None of today's laptop screens are suitable for color-accurate work, they are comparable pieces of sh*t, but fortunately at least get better by time.
There is no such "coating" on glossy, modern glossy screens try to diffract incoming light into being swallowed by the screen instead of being reflected. That works alos like a water surface that depending on the angle either lets you see through (screen looks like a black hole when turned off) or reflects (screen looks like a mirror when turned off).
Unfortunately to reduce manufacturing costs it isn't done very well on most screens. You'd need thicker layers of different glass for that and the result also depends alot on the frequency/color and angle of the incoming light.
By the way, matte screens do
not reflect less light (in fact even slightly more) and are
less color accurate because the rough/uneven surface spreads/distorts colors more. You can easily see that when looking at large unicolored surfaces (like the gray/light blue areas of this forum).

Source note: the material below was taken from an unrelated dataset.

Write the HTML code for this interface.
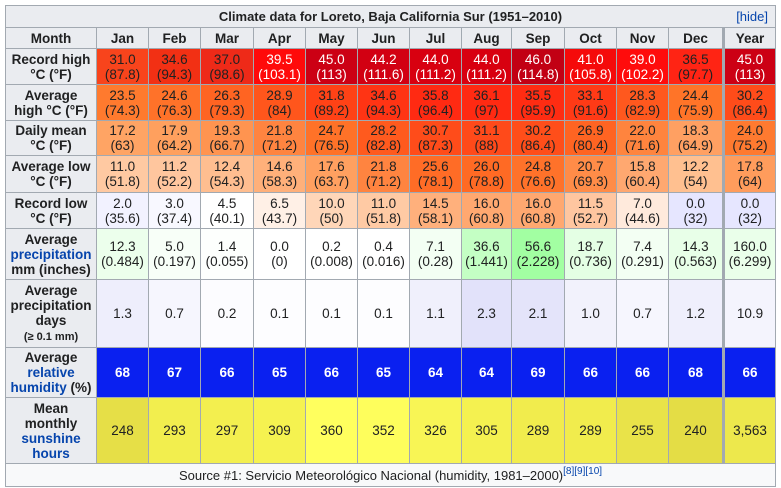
<!DOCTYPE html>
<html><head><meta charset="utf-8"><style>
body{margin:0;width:781px;height:488px;background:#fff;position:relative;overflow:hidden;font-family:"Liberation Sans",sans-serif;color:#202122}
#w{position:absolute;left:5px;top:5px;width:771px;height:482px;background:#a2a9b1}
.d{position:absolute;display:flex;align-items:center;justify-content:center;text-align:center;font-size:13.5px;line-height:15px;box-sizing:border-box}
.l{background:#eaecf0;font-weight:bold;font-size:13.5px}
.a{color:#0645ad}
.w{color:#fff}
.hu{background:#0a20f0;color:#fff;font-weight:bold}
.c0{left:6px;width:90px}.c1{left:97px;width:51px}.c2{left:149px;width:51px}.c3{left:201px;width:52px}.c4{left:254px;width:51px}.c5{left:306px;width:51px}.c6{left:358px;width:51px}.c7{left:410px;width:51px}.c8{left:462px;width:49px}.c9{left:512px;width:52px}.c10{left:565px;width:51px}.c11{left:617px;width:51px}.c12{left:669px;width:53px}.c13{left:725px;width:50px}
.r0{top:6px;height:21px}.r1{top:28px;height:20px}.r2{top:49px;height:35px}.r3{top:85px;height:35px}.r4{top:121px;height:34px}.r5{top:156px;height:36px}.r6{top:193px;height:35px}.r7{top:229px;height:50px}.r8{top:280px;height:67px}.r9{top:348px;height:49px}.r10{top:398px;height:65px}.r11{top:464px;height:22px}
sup{font-size:10px;color:#0645ad;vertical-align:6px;line-height:0}
</style></head><body>
<div id="w"></div>
<div class="d l r0" style="left:6px;width:769px;font-size:13px"><div>Climate data for Loreto, Baja California Sur (1951–2010)</div><span class="a" style="position:absolute;right:7px;top:3px;font-weight:normal">[hide]</span></div>
<div class="d l r1 c0">Month</div><div class="d l r1 c1">Jan</div><div class="d l r1 c2">Feb</div><div class="d l r1 c3">Mar</div><div class="d l r1 c4">Apr</div><div class="d l r1 c5">May</div><div class="d l r1 c6">Jun</div><div class="d l r1 c7">Jul</div><div class="d l r1 c8">Aug</div><div class="d l r1 c9">Sep</div><div class="d l r1 c10">Oct</div><div class="d l r1 c11">Nov</div><div class="d l r1 c12">Dec</div><div class="d l r1 c13">Year</div>

<div class="d l r2 c0"><div>Record high<br>°C (°F)</div></div>
<div class="d r2 c1" style="background:#f8441c">31.0<br>(87.8)</div>
<div class="d r2 c2" style="background:#f23014">34.6<br>(94.3)</div>
<div class="d r2 c3" style="background:#ee2a18">37.0<br>(98.6)</div>
<div class="d r2 c4 w" style="background:#ff0a0a">39.5<br>(103.1)</div>
<div class="d r2 c5 w" style="background:#cc0014">45.0<br>(113)</div>
<div class="d r2 c6 w" style="background:#d20012">44.2<br>(111.6)</div>
<div class="d r2 c7 w" style="background:#d80010">44.0<br>(111.2)</div>
<div class="d r2 c8 w" style="background:#d80010">44.0<br>(111.2)</div>
<div class="d r2 c9 w" style="background:#c20014">46.0<br>(114.8)</div>
<div class="d r2 c10 w" style="background:#f50a0a">41.0<br>(105.8)</div>
<div class="d r2 c11 w" style="background:#ff0c0c">39.0<br>(102.2)</div>
<div class="d r2 c12" style="background:#ff2414">36.5<br>(97.7)</div>
<div class="d r2 c13 w" style="background:#cc0014">45.0<br>(113)</div>

<div class="d l r3 c0"><div>Average<br>high °C (°F)</div></div>
<div class="d r3 c1" style="background:#ff7a2e">23.5<br>(74.3)</div>
<div class="d r3 c2" style="background:#ff7229">24.6<br>(76.3)</div>
<div class="d r3 c3" style="background:#ff6422">26.3<br>(79.3)</div>
<div class="d r3 c4" style="background:#ff561c">28.9<br>(84)</div>
<div class="d r3 c5" style="background:#ff4216">31.8<br>(89.2)</div>
<div class="d r3 c6" style="background:#ff3414">34.6<br>(94.3)</div>
<div class="d r3 c7" style="background:#ff2a12">35.8<br>(96.4)</div>
<div class="d r3 c8" style="background:#ff2a12">36.1<br>(97)</div>
<div class="d r3 c9" style="background:#ff2c12">35.5<br>(95.9)</div>
<div class="d r3 c10" style="background:#ff3a16">33.1<br>(91.6)</div>
<div class="d r3 c11" style="background:#ff581e">28.3<br>(82.9)</div>
<div class="d r3 c12" style="background:#ff7428">24.4<br>(75.9)</div>
<div class="d r3 c13" style="background:#ff4c1a">30.2<br>(86.4)</div>

<div class="d l r4 c0"><div>Daily mean<br>°C (°F)</div></div>
<div class="d r4 c1" style="background:#ffa464">17.2<br>(63)</div>
<div class="d r4 c2" style="background:#ffa05e">17.9<br>(64.2)</div>
<div class="d r4 c3" style="background:#ff9450">19.3<br>(66.7)</div>
<div class="d r4 c4" style="background:#ff8440">21.8<br>(71.2)</div>
<div class="d r4 c5" style="background:#ff7228">24.7<br>(76.5)</div>
<div class="d r4 c6" style="background:#ff5a1e">28.2<br>(82.8)</div>
<div class="d r4 c7" style="background:#ff4c1a">30.7<br>(87.3)</div>
<div class="d r4 c8" style="background:#ff4a1a">31.1<br>(88)</div>
<div class="d r4 c9" style="background:#ff4e1a">30.2<br>(86.4)</div>
<div class="d r4 c10" style="background:#ff6422">26.9<br>(80.4)</div>
<div class="d r4 c11" style="background:#ff843e">22.0<br>(71.6)</div>
<div class="d r4 c12" style="background:#ffa062">18.3<br>(64.9)</div>
<div class="d r4 c13" style="background:#ff7a30">24.0<br>(75.2)</div>

<div class="d l r5 c0"><div>Average low<br>°C (°F)</div></div>
<div class="d r5 c1" style="background:#ffc9a2">11.0<br>(51.8)</div>
<div class="d r5 c2" style="background:#ffc69e">11.2<br>(52.2)</div>
<div class="d r5 c3" style="background:#ffbe90">12.4<br>(54.3)</div>
<div class="d r5 c4" style="background:#ffb07a">14.6<br>(58.3)</div>
<div class="d r5 c5" style="background:#ffa060">17.6<br>(63.7)</div>
<div class="d r5 c6" style="background:#ff8440">21.8<br>(71.2)</div>
<div class="d r5 c7" style="background:#ff6c26">25.6<br>(78.1)</div>
<div class="d r5 c8" style="background:#ff6a24">26.0<br>(78.8)</div>
<div class="d r5 c9" style="background:#ff722a">24.8<br>(76.6)</div>
<div class="d r5 c10" style="background:#ff8c48">20.7<br>(69.3)</div>
<div class="d r5 c11" style="background:#ffa870">15.8<br>(60.4)</div>
<div class="d r5 c12" style="background:#ffc090">12.2<br>(54)</div>
<div class="d r5 c13" style="background:#ff9c5c">17.8<br>(64)</div>

<div class="d l r6 c0"><div>Record low<br>°C (°F)</div></div>
<div class="d r6 c1" style="background:#f2f2ff">2.0<br>(35.6)</div>
<div class="d r6 c2" style="background:#f8f8ff">3.0<br>(37.4)</div>
<div class="d r6 c3" style="background:#ffffff">4.5<br>(40.1)</div>
<div class="d r6 c4" style="background:#fff0e6">6.5<br>(43.7)</div>
<div class="d r6 c5" style="background:#ffd6b8">10.0<br>(50)</div>
<div class="d r6 c6" style="background:#ffcaa4">11.0<br>(51.8)</div>
<div class="d r6 c7" style="background:#ffb07c">14.5<br>(58.1)</div>
<div class="d r6 c8" style="background:#ffa870">16.0<br>(60.8)</div>
<div class="d r6 c9" style="background:#ffa870">16.0<br>(60.8)</div>
<div class="d r6 c10" style="background:#ffc6a0">11.5<br>(52.7)</div>
<div class="d r6 c11" style="background:#ffeadc">7.0<br>(44.6)</div>
<div class="d r6 c12" style="background:#e6e6ff">0.0<br>(32)</div>
<div class="d r6 c13" style="background:#e6e6ff">0.0<br>(32)</div>

<div class="d l r7 c0"><div>Average<br><span class="a">precipitation</span><br>mm (inches)</div></div>
<div class="d r7 c1" style="background:#ecffec">12.3<br>(0.484)</div>
<div class="d r7 c2" style="background:#f8fff8">5.0<br>(0.197)</div>
<div class="d r7 c3" style="background:#fdfffd">1.4<br>(0.055)</div>
<div class="d r7 c4" style="background:#ffffff">0.0<br>(0)</div>
<div class="d r7 c5" style="background:#ffffff">0.2<br>(0.008)</div>
<div class="d r7 c6" style="background:#ffffff">0.4<br>(0.016)</div>
<div class="d r7 c7" style="background:#f3fff3">7.1<br>(0.28)</div>
<div class="d r7 c8" style="background:#c4ffc4">36.6<br>(1.441)</div>
<div class="d r7 c9" style="background:#a2ffa2">56.6<br>(2.228)</div>
<div class="d r7 c10" style="background:#e4ffe4">18.7<br>(0.736)</div>
<div class="d r7 c11" style="background:#f3fff3">7.4<br>(0.291)</div>
<div class="d r7 c12" style="background:#e8ffe8">14.3<br>(0.563)</div>
<div class="d r7 c13" style="background:#eaffea">160.0<br>(6.299)</div>

<div class="d l r8 c0"><div>Average<br>precipitation<br>days<br><span style="font-size:11px">(≥ 0.1 mm)</span></div></div>
<div class="d r8 c1" style="background:#eeeefc">1.3</div>
<div class="d r8 c2" style="background:#f6f6fe">0.7</div>
<div class="d r8 c3" style="background:#fcfcff">0.2</div>
<div class="d r8 c4" style="background:#fdfdff">0.1</div>
<div class="d r8 c5" style="background:#fdfdff">0.1</div>
<div class="d r8 c6" style="background:#fdfdff">0.1</div>
<div class="d r8 c7" style="background:#f0f0fc">1.1</div>
<div class="d r8 c8" style="background:#e2e2fa">2.3</div>
<div class="d r8 c9" style="background:#e4e4fa">2.1</div>
<div class="d r8 c10" style="background:#f2f2fc">1.0</div>
<div class="d r8 c11" style="background:#f6f6fe">0.7</div>
<div class="d r8 c12" style="background:#efeffc">1.2</div>
<div class="d r8 c13" style="background:#f4f4fd">10.9</div>

<div class="d l r9 c0"><div>Average<br><span class="a">relative<br>humidity</span> (%)</div></div>
<div class="d hu r9 c1">68</div><div class="d hu r9 c2">67</div><div class="d hu r9 c3">66</div><div class="d hu r9 c4">65</div><div class="d hu r9 c5">66</div><div class="d hu r9 c6">65</div><div class="d hu r9 c7">64</div><div class="d hu r9 c8">64</div><div class="d hu r9 c9">69</div><div class="d hu r9 c10">66</div><div class="d hu r9 c11">66</div><div class="d hu r9 c12">68</div><div class="d hu r9 c13">66</div>

<div class="d l r10 c0"><div>Mean<br>monthly<br><span class="a">sunshine<br>hours</span></div></div>
<div class="d r10 c1" style="background:#e6df47">248</div>
<div class="d r10 c2" style="background:#f2ee4e">293</div>
<div class="d r10 c3" style="background:#f3ef4f">297</div>
<div class="d r10 c4" style="background:#f5f250">309</div>
<div class="d r10 c5" style="background:#ffff5e">360</div>
<div class="d r10 c6" style="background:#fefe5c">352</div>
<div class="d r10 c7" style="background:#f8f555">326</div>
<div class="d r10 c8" style="background:#f4f150">305</div>
<div class="d r10 c9" style="background:#f1ec4d">289</div>
<div class="d r10 c10" style="background:#f1ec4d">289</div>
<div class="d r10 c11" style="background:#e9e349">255</div>
<div class="d r10 c12" style="background:#e4dd45">240</div>
<div class="d r10 c13" style="background:#ede84c">3,563</div>

<div class="d r11" style="left:6px;width:769px;background:#f8f9fa;font-size:13px"><div>Source #1: Servicio Meteorológico Nacional (humidity, 1981–2000)<sup>[8][9][10]</sup></div></div>
</body></html>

On matte screens they appear to have a twinkling and silky appeal that changes with viewing angle.
Some of the "professionals" on this forum also mention how graphic-professional monitors often come with large hoods to help against reflections from the sides and above. This argument has nothing to do with glossy at all. All screens reflect light including matte ones and because most of those screens are in fact matte those hoods are offered for matte screens mostly.

Besides, those hoods serve another function, namely to keep the eyes from adapting to enviromental lighting temperature and brightness.
The reason why "print" professionals prefer matte is that it resembles paper's "inaccuracies" like lack of contrast and color intensity more than glossy screens do. Video and Web professionals should really be prefering glossy screens, simply because of the fact that end-users nowadays use more glossy than matte (both as computer screens and as TV screens).
In a properly setup workplace for professional color acurate pre-press work you don't need to worry about most of these things aside from the more paper-like appeal of matte. These workplaces are setup with normed indirect lighting of correct color temperature and normed "gray" wall painting while using hardware calibrated monitors.
If I find time I may write a more detailed post about all this, because it's astounding how many "professional" people with no real idea about the technical aspects post their "oppinion" instead of knowledge.